In patients with luminal B/HER2-positive breast cancer, a combination of trastuzumab, pertuzumab and an aromatase inhibitor (AI) can be used as first-line therapy based upon the PERTAIN study [44]. Results from the ALTERNATIVE trial have shown that in this population, PFS is also significantly prolonged with lapatinib, trastuzumab and an AI [41] over single agent HER2 inhibition with either trastuzumab or lapatinib plus endocrine therapy.

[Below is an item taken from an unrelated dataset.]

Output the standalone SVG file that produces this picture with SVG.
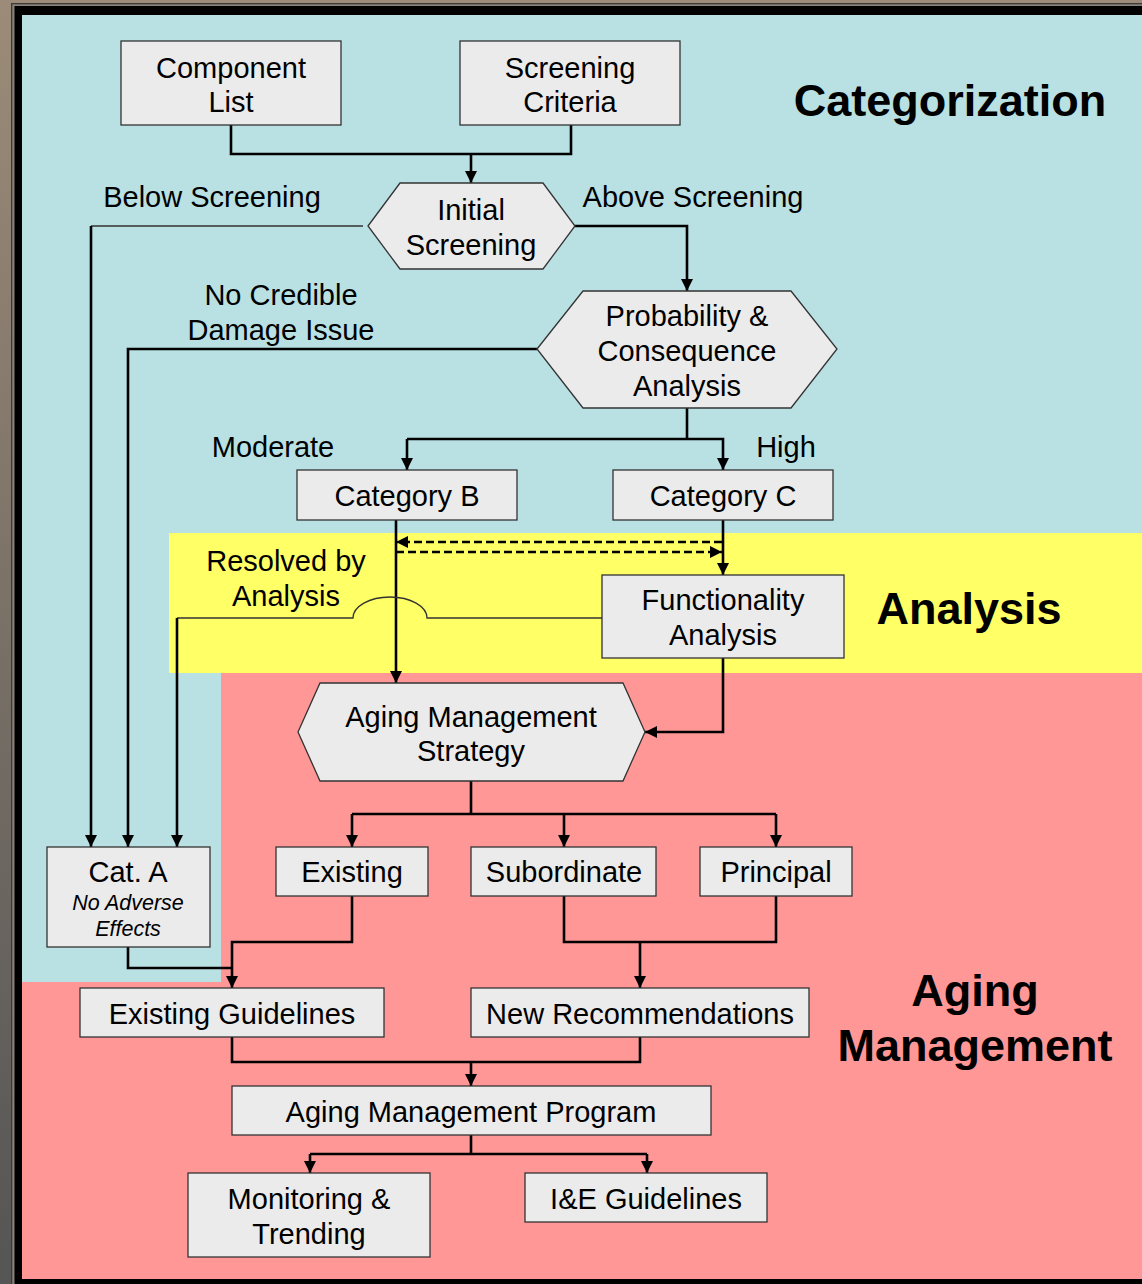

Data from the phase II VELVET trial have shown that first-line combination therapy with trastuzumab, pertuzumab, and vinorelbine is a safe alternative to standard (taxane-based) chemotherapy [45, 46]. More recently, a randomized trial demonstrated that in old and frail patients, the addition of metronomic oral cyclophosphamide to trastuzumab and pertuzumab can prolong median progression-free survival by 7 months compared with antibody therapy alone [47]. In the second-line setting, T‑DM1 is also the standard of care in this patient population due to its acceptable toxicity profile [6]. Thereafter, T‑DXd or tucatinib [18, 20, 22, 48] may both be considered, although specific data on the use of third-generation agents in an old and/or comorbid population are still pending.

Discussion and outlook

The broad use of trastuzumab, pertuzumab, and T‑DM1 [9] in the adjuvant and neoadjuvant settings increasingly creates situations where treatment options are limited in patients with metachronous metastatic disease. In addition, new treatment options are required in the metastatic setting in patients progressing on current standard therapies. With trastuzumab-deruxtecan [15] and tucatinib [17] two novel, highly effective agents have become available. T‑DXd and tucatinib both received conditional approval in early 2021 and have been studied in several clinical trials in recent years [18, 21,22,23, 25, 48]. Data show that both agents have compelling activity in pretreated patients. Regarding T‑DXd, response rates and progression-free survival are unprecedented in a heavily pretreated patient population but results are derived from a single-arm phase II study and data from randomized trials are pending. Tucatinib is characterized by a clinically relevant prolongation of PFS and OS in a randomized phase 2 study in patients progressing on all current standard treatment options, and major activity was also observed in patients with active brain metastases [18, 25]. Currently, both compounds are approved after two prior lines of HER2-directed treatment, including (neo)adjuvant therapy. Therefore, these agents have defined a novel treatment standard from the third-line setting but may be used in earlier treatment lines depending upon individual pretreatment and course of disease. Numerous studies are currently ongoing and future data on the optimal use and treatment sequence of T‑DXd and tucatinib are expected soon.